> _EXERCISE REQUIREMENTS_
Copy the listing below in full and skip every picture.
**** STORED DATA ****
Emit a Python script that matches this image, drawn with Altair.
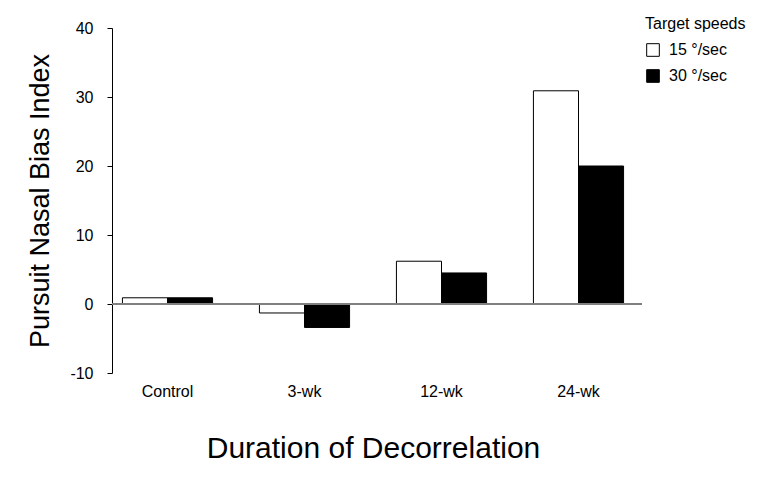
import altair as alt
import pandas as pd

categories = ["Control", "3-wk", "12-wk", "24-wk"]
speeds = ["15 °/sec", "30 °/sec"]
speed15 = [0.9, -1.3, 6.2, 30.9]
speed30 = [0.9, -3.4, 4.5, 20.0]
y_ticks = [-10, 0, 10, 20, 30, 40]

rows = []
for c, a, b in zip(categories, speed15, speed30):
    rows.append({"cat": c, "speed": speeds[0], "value": a})
    rows.append({"cat": c, "speed": speeds[1], "value": b})
df = pd.DataFrame(rows)

FONT = "Liberation Sans"

bars = alt.Chart(df).mark_bar(stroke="black", strokeWidth=1).encode(
    x=alt.X("cat:N", sort=categories,
            scale=alt.Scale(paddingInner=0, paddingOuter=0),
            axis=alt.Axis(title="Duration of Decorrelation", labelAngle=0,
                          ticks=False, domain=False, labelPadding=10,
                          labelFontSize=16, titleFontSize=30, titlePadding=34,
                          titleFontWeight="normal", labelColor="black",
                          titleColor="black", labelFont=FONT, titleFont=FONT)),
    xOffset=alt.XOffset("speed:N", sort=speeds,
                        scale=alt.Scale(paddingInner=0, paddingOuter=0.52)),
    y=alt.Y("value:Q", scale=alt.Scale(domain=[-10, 40], nice=False),
            axis=alt.Axis(title="Pursuit Nasal Bias Index", values=y_ticks,
                          labelExpr="'' + datum.value",
                          offset=-13, grid=False, tickSize=5, tickColor="black",
                          domainColor="black", labelPadding=14, labelFontSize=16,
                          titleFontSize=27, titleFontWeight="normal",
                          titlePadding=15, labelColor="black", titleColor="black",
                          labelFont=FONT, titleFont=FONT)),
    fill=alt.Fill("speed:N", sort=speeds,
                  scale=alt.Scale(domain=speeds, range=["white", "black"]),
                  legend=alt.Legend(title="Target speeds", orient="none",
                                    legendX=546, legendY=-12,
                                    symbolType="square", symbolSize=160,
                                    symbolStrokeColor="black", symbolStrokeWidth=1,
                                    labelFontSize=16, titleFontSize=16,
                                    titleFontWeight="normal", labelFont=FONT,
                                    titleFont=FONT, labelColor="black",
                                    titleColor="black", titlePadding=10,
                                    rowPadding=8, labelOffset=8)),
)

zero = alt.Chart(df).mark_rule(color="#808080", strokeWidth=1.5).encode(
    x=alt.value(13), x2=alt.value(543), y=alt.datum(0)
)

chart = alt.layer(bars, zero).properties(
    width=548, height=345,
    autosize=alt.AutoSizeParams(type="none"),
    padding={"left": 91, "top": 20, "right": 107, "bottom": 98},
).configure_view(stroke=None)

chart.save("out.html", embed_options={"renderer": "svg", "actions": False})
****
> _EXERCISE RESPONSE_
Emit a Python script that matches this image, drawn with Altair.
import altair as alt
import pandas as pd

categories = ["Control", "3-wk", "12-wk", "24-wk"]
speeds = ["15 °/sec", "30 °/sec"]
speed15 = [0.9, -1.3, 6.2, 30.9]
speed30 = [0.9, -3.4, 4.5, 20.0]
y_ticks = [-10, 0, 10, 20, 30, 40]

rows = []
for c, a, b in zip(categories, speed15, speed30):
    rows.append({"cat": c, "speed": speeds[0], "value": a})
    rows.append({"cat": c, "speed": speeds[1], "value": b})
df = pd.DataFrame(rows)

FONT = "Liberation Sans"

bars = alt.Chart(df).mark_bar(stroke="black", strokeWidth=1).encode(
    x=alt.X("cat:N", sort=categories,
            scale=alt.Scale(paddingInner=0, paddingOuter=0),
            axis=alt.Axis(title="Duration of Decorrelation", labelAngle=0,
                          ticks=False, domain=False, labelPadding=10,
                          labelFontSize=16, titleFontSize=30, titlePadding=34,
                          titleFontWeight="normal", labelColor="black",
                          titleColor="black", labelFont=FONT, titleFont=FONT)),
    xOffset=alt.XOffset("speed:N", sort=speeds,
                        scale=alt.Scale(paddingInner=0, paddingOuter=0.52)),
    y=alt.Y("value:Q", scale=alt.Scale(domain=[-10, 40], nice=False),
            axis=alt.Axis(title="Pursuit Nasal Bias Index", values=y_ticks,
                          labelExpr="'' + datum.value",
                          offset=-13, grid=False, tickSize=5, tickColor="black",
                          domainColor="black", labelPadding=14, labelFontSize=16,
                          titleFontSize=27, titleFontWeight="normal",
                          titlePadding=15, labelColor="black", titleColor="black",
                          labelFont=FONT, titleFont=FONT)),
    fill=alt.Fill("speed:N", sort=speeds,
                  scale=alt.Scale(domain=speeds, range=["white", "black"]),
                  legend=alt.Legend(title="Target speeds", orient="none",
                                    legendX=546, legendY=-12,
                                    symbolType="square", symbolSize=160,
                                    symbolStrokeColor="black", symbolStrokeWidth=1,
                                    labelFontSize=16, titleFontSize=16,
                                    titleFontWeight="normal", labelFont=FONT,
                                    titleFont=FONT, labelColor="black",
                                    titleColor="black", titlePadding=10,
                                    rowPadding=8, labelOffset=8)),
)

zero = alt.Chart(df).mark_rule(color="#808080", strokeWidth=1.5).encode(
    x=alt.value(13), x2=alt.value(543), y=alt.datum(0)
)

chart = alt.layer(bars, zero).properties(
    width=548, height=345,
    autosize=alt.AutoSizeParams(type="none"),
    padding={"left": 91, "top": 20, "right": 107, "bottom": 98},
).configure_view(stroke=None)

chart.save("out.html", embed_options={"renderer": "svg", "actions": False})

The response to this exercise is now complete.